Task statement »
Every line in the data below from the one containing "The picture is" down to the one containing "from bokeh.core.properties import value", both included, must be retyped exactly; no other line is to appear.

Dataset section »
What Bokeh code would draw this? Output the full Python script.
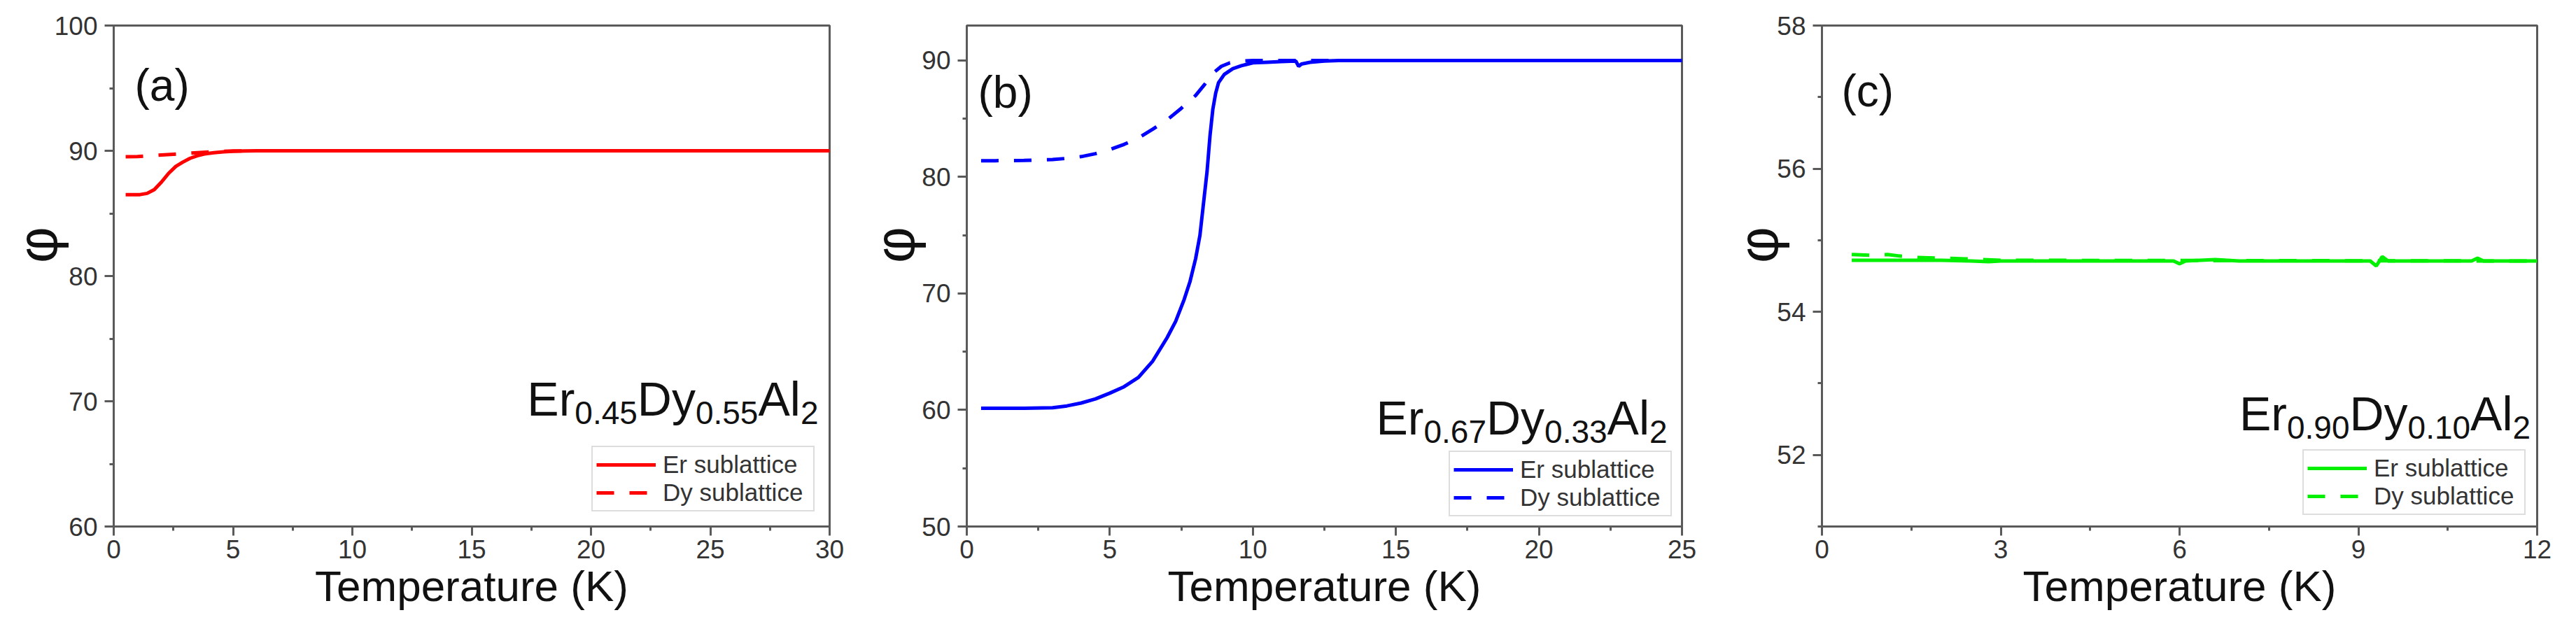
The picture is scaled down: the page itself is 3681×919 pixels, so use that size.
from bokeh.plotting import figure
from bokeh.layouts import row
from bokeh.models import FixedTicker
from bokeh.embed import file_html
from bokeh.resources import INLINE
from bokeh.core.properties import value

# ---------------- data ----------------
# (a) Er0.45Dy0.55Al2
Ta_er = [0.5, 0.8, 1.1, 1.4, 1.7, 2.0, 2.3, 2.6, 2.9, 3.2, 3.5, 3.8, 4.2, 4.6, 5.0, 5.5, 6.0, 7, 10, 15, 20, 25, 30]
phi_a_er = [86.5, 86.5, 86.5, 86.6, 86.9, 87.5, 88.2, 88.75, 89.1, 89.4, 89.6, 89.75, 89.85, 89.92, 89.96, 89.98, 90.0, 90, 90, 90, 90, 90, 90]
Ta_dy = [0.5, 1.0, 1.5, 2.0, 2.5, 3.0, 3.5, 4.0, 4.5, 5.0, 6, 10, 20, 30]
phi_a_dy = [89.52, 89.54, 89.6, 89.66, 89.72, 89.78, 89.85, 89.9, 89.95, 89.98, 90, 90, 90, 90]

# (b) Er0.67Dy0.33Al2
Tb_er = [0.5, 1, 2, 3, 3.5, 4, 4.5, 5, 5.5, 6, 6.5, 7, 7.3, 7.6, 7.8, 8.0, 8.15, 8.3, 8.4, 8.5, 8.6, 8.7, 8.8,
         9.0, 9.3, 9.6, 10, 10.5, 11, 11.5, 11.6, 11.7, 12, 12.5, 13, 15, 20, 25]
phi_b_er = [60.15, 60.15, 60.15, 60.2, 60.35, 60.6, 60.95, 61.45, 62.0, 62.8, 64.2, 66.2, 67.6, 69.5, 71.0, 73.0,
            75.0, 78.3, 80.5, 83.5, 85.8, 87.2, 88.1, 88.8, 89.3, 89.55, 89.8, 89.85, 89.9, 89.95, 89.5, 89.7,
            89.85, 89.95, 90.0, 90, 90, 90]
Tb_dy = [0.5, 1, 2, 3, 3.5, 4, 4.5, 5, 5.5, 6, 6.5, 7, 7.5, 8, 8.3, 8.6, 8.9, 9.2, 9.6, 10, 15, 20, 25]
phi_b_dy = [81.4, 81.4, 81.42, 81.5, 81.6, 81.75, 82.0, 82.35, 82.8, 83.35, 84.1, 84.9, 85.9, 87.0, 87.9, 88.9,
            89.5, 89.8, 89.95, 90.0, 90, 90, 90]

# (c) Er0.90Dy0.10Al2
Tc_er = [0.5, 1.0, 1.5, 2.0, 2.5, 2.8, 3.0, 4, 5, 5.9, 6.0, 6.1, 6.6, 7, 8, 9.2, 9.3, 9.4, 9.5, 10, 10.9, 11.0, 11.1, 12]
phi_c_er = [54.72, 54.72, 54.72, 54.72, 54.71, 54.70, 54.71, 54.71, 54.71, 54.71, 54.67, 54.71, 54.73, 54.71,
            54.71, 54.71, 54.64, 54.77, 54.71, 54.71, 54.71, 54.75, 54.71, 54.71]
Tc_dy = [0.5, 0.8, 1.1, 1.3, 1.6, 2.0, 2.4, 3.0, 12]
phi_c_dy = [54.8, 54.79, 54.8, 54.78, 54.76, 54.75, 54.74, 54.72, 54.71]

# ticks
xa_ticks = [0, 5, 10, 15, 20, 25, 30]
xa_minor = [2.5, 7.5, 12.5, 17.5, 22.5, 27.5]
ya_ticks = [60, 70, 80, 90, 100]
ya_minor = [65, 75, 85, 95]
xb_ticks = [0, 5, 10, 15, 20, 25]
xb_minor = [2.5, 7.5, 12.5, 17.5, 22.5]
yb_ticks = [50, 60, 70, 80, 90]
yb_minor = [55, 65, 75, 85]
xc_ticks = [0, 3, 6, 9, 12]
xc_minor = [1.5, 4.5, 7.5, 10.5]
yc_ticks = [52, 54, 56, 58]
yc_minor = [51, 53, 55, 57]

FONT = "Liberation Sans"
AX = "#5a5a5a"

# Arial / Liberation Sans advance widths (em)
W = {"E": 0.667, "r": 0.333, "D": 0.722, "y": 0.5, "A": 0.667, "l": 0.222,
     "0": 0.556, "1": 0.556, "2": 0.556, "3": 0.556, "4": 0.556, "5": 0.556,
     "6": 0.556, "7": 0.556, "9": 0.556, ".": 0.278}


def twidth(s, size):
    return sum(W[c] for c in s) * size


def make(xr, yr, xt, xm, yt, ym, left, fw, right, color, er, dy, tag, formula, fpos, tagoff,
         phi_standoff, margin):
    p = figure(width=left + fw + right, height=900,
               x_range=xr, y_range=yr, output_backend="svg", toolbar_location=None,
               min_border_left=left, min_border_right=right, min_border_top=36, min_border_bottom=148)
    p.background_fill_color = "white"
    p.border_fill_color = "white"
    p.outline_line_color = AX
    p.outline_line_width = 3
    p.xgrid.visible = False
    p.ygrid.visible = False
    for ax in (p.xaxis[0], p.yaxis[0]):
        ax.axis_line_color = AX
        ax.axis_line_width = 3
        ax.major_tick_line_color = AX
        ax.major_tick_line_width = 3
        ax.minor_tick_line_color = AX
        ax.minor_tick_line_width = 3
        ax.major_tick_in = 0
        ax.major_tick_out = 13
        ax.minor_tick_in = 0
        ax.minor_tick_out = 6
        ax.major_label_text_font = FONT
        ax.major_label_text_font_size = "37px"
        ax.major_label_text_color = "#333333"
        ax.axis_label_text_font = FONT
        ax.axis_label_text_font_style = "normal"
        ax.axis_label_text_color = "#111111"
    p.xaxis[0].ticker = FixedTicker(ticks=xt, minor_ticks=xm)
    p.yaxis[0].ticker = FixedTicker(ticks=yt, minor_ticks=ym)
    p.xaxis[0].major_label_standoff = 6
    p.yaxis[0].major_label_standoff = 10
    p.xaxis[0].axis_label = "Temperature (K)"
    p.xaxis[0].axis_label_text_font_size = "62px"
    p.xaxis[0].axis_label_standoff = 2
    # y title: phi, shifted above centre by leading no-break spaces
    p.yaxis[0].axis_label = "\u00a0\u00a0\u00a0\u00a0φ"
    p.yaxis[0].axis_label_text_font_size = "80px"
    p.yaxis[0].axis_label_standoff = phi_standoff

    p.line(er[0], er[1], line_color=color, line_width=5, legend_label="Er sublattice")
    p.line(dy[0], dy[1], line_color=color, line_width=5, line_dash="25 22", legend_label="Dy sublattice")

    lg = p.legend[0]
    lg.location = "bottom_right"
    lg.margin = margin
    lg.border_line_color = "#bbbbbb"
    lg.border_line_width = 2
    lg.background_fill_color = "white"
    lg.background_fill_alpha = 1
    lg.label_text_font = FONT
    lg.label_text_font_size = "35px"
    lg.label_text_color = "#333333"
    lg.glyph_width = 85
    lg.glyph_height = 40
    lg.label_height = 40
    lg.label_width = 210
    lg.label_standoff = 10
    lg.padding = 5
    lg.spacing = 0

    # panel tag
    p.text(x=[xr[0]], y=[yr[1]], text=[tag], x_offset=tagoff[0], y_offset=tagoff[1],
           text_font=value(FONT), text_font_size="64px", text_color="#111111",
           text_align="left", text_baseline="alphabetic")

    # compound formula with subscripts, right aligned at fpos
    M, S = 68, 46
    pieces = [(formula[0], "m"), (formula[1], "s"), (formula[2], "m"), (formula[3], "s"), ("Al", "m"), ("2", "s")]
    offs = []
    cur = 0.0
    for s, kind in reversed(pieces):
        offs.append((s, kind, -cur))
        cur += twidth(s, M if kind == "m" else S)
    main = [o for o in offs if o[1] == "m"]
    sub = [o for o in offs if o[1] == "s"]
    p.text(x=[fpos[0]] * len(main), y=[fpos[1]] * len(main), text=[o[0] for o in main],
           x_offset=[o[2] for o in main], text_font=value(FONT), text_font_size=f"{M}px",
           text_color="#111111", text_align="right", text_baseline="alphabetic")
    p.text(x=[fpos[0]] * len(sub), y=[fpos[1]] * len(sub), text=[o[0] for o in sub],
           x_offset=[o[2] for o in sub], y_offset=[20] * len(sub), text_font=value(FONT),
           text_font_size=f"{S}px", text_color="#111111", text_align="right", text_baseline="alphabetic")
    return p


pa = make((0, 30), (60, 100), xa_ticks, xa_minor, ya_ticks, ya_minor, 162, 1023, 35, "#ff0000",
          (Ta_er, phi_a_er), (Ta_dy, phi_a_dy), "(a)", ("Er", "0.45", "Dy", "0.55"), (29.53, 70.2),
          (30, 85), -23, 21)
pb = make((0, 25), (50, 93), xb_ticks, xb_minor, yb_ticks, yb_minor, 161, 1022, 37, "#0000ff",
          (Tb_er, phi_b_er), (Tb_dy, phi_b_dy), "(b)", ("Er", "0.67", "Dy", "0.33"), (24.49, 59.35),
          (16, 95), -9, 14)
pc = make((0, 12), (51, 58), xc_ticks, xc_minor, yc_ticks, yc_minor, 163, 1022, 35, "#00f000",
          (Tc_er, phi_c_er), (Tc_dy, phi_c_dy), "(c)", ("Er", "0.90", "Dy", "0.10"), (11.89, 52.58),
          (28, 93), -21, 16)

layout = row(pa, pb, pc)
open("out.html", "w").write(file_html(layout, INLINE))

Result »
The picture is scaled down: the page itself is 3681×919 pixels, so use that size.
from bokeh.plotting import figure
from bokeh.layouts import row
from bokeh.models import FixedTicker
from bokeh.embed import file_html
from bokeh.resources import INLINE
from bokeh.core.properties import value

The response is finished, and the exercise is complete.